Processing operations related exclusively to research activities whose processing purpose has been determined under the applicable EU or national law may be lawful when they are necessary for the performance of a task entrusted to the controller carried out in the public interest (Art. 6.1.e GDPR), where it is not necessary for each processing event to be governed by a specific regulation. However, if said processing includes personal data belonging to special categories, it should be specified on which case of those enumerated in Article 9 of the GDPR it is based.

Another important aspect of the Ruling is the matrix created by EDPB in relation to the distinction between the consent that is governed by the GDPR, relative to the processing of data, and the informed consent governed by the CTR, relative to participation in a clinical trial. The Committee indicates that informed consent in relation to the will of the patient to participate in the trial does not imply consent for the processing of personal data. Furthermore, the EDPB recommends that the capacity of the affected party to provide valid consent be studied in each case.

The EDPB also makes reference to the right of the interested party to withdraw its consent at any time and that, as a consequence, any processing based on the consent of the interest party must be stopped, unless the processing is lawful for another reason.

  1. Secondary uses of the clinical trial data apart from the clinical trial

Article 28.2 of the CTR foresees the use of data processing with exclusively scientific purposes apart from the clinical trial protocol and establishes the conditions applicable to the need for informed consent for said use.

Article 28.2 of the CTR foresees that the sponsor shall request from the trial subject or, where applicable, from his/her legally appointed representative, at the time at which he/she, or his/her legally appointed representative, gives his/her informed consent to participate in the clinical trial, that he/she provide his/her consent for his/her data be used for exclusively scientific purposes apart from the clinical trial protocol.
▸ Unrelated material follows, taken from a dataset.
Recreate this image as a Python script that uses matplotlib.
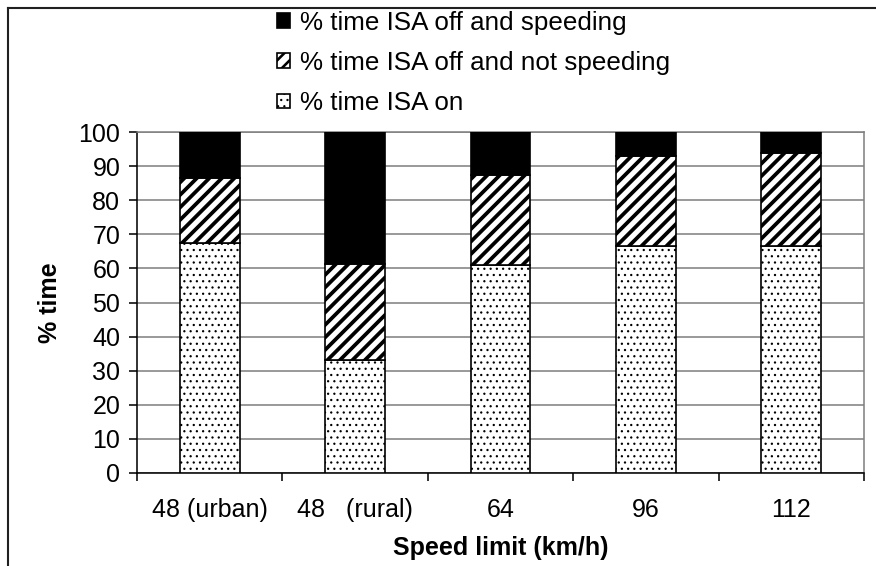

The trial subject, or his/her legally appointed representative, may withdraw said consent at any time. Nevertheless, the consent mentioned in Article 28.2 of the CTR is not the same consent as the GDPR as lawful for the processing of personal data, independently of whether it consists of the lawfulness used for the main process.

Consequently, if the sponsor or the investigator wishes to use the clinical trial data for scientific purposes apart from the clinical trial, it shall require lawfulness additional to that of the main use. Said lawfulness chosen does not have to be different than the lawfulness of main use.

Nevertheless, according to the EDPB this focus excludes the principle of presumption of compatibility in Article 5.1.b of the GDPR, according to which further processing for scientific purposes must be considered as processing compatible with the initial purposes. Recital 50 of the GDPR enumerates a series of conditions that help to determine said compatibility. However, the EDPB does not analyse said conditions due to their complexity, undertaking to do so in the future and establishing that, at this time, the compatibility principle may not be excluded with respect to the conditions of Article 89 for secondary uses of the clinical trial data for scientific purposes apart from the clinical trial. Of course, this does not free the data controller from fulfilling its obligations pursuant to the GDPR, as set forth in Article 28.2 of the GDPR.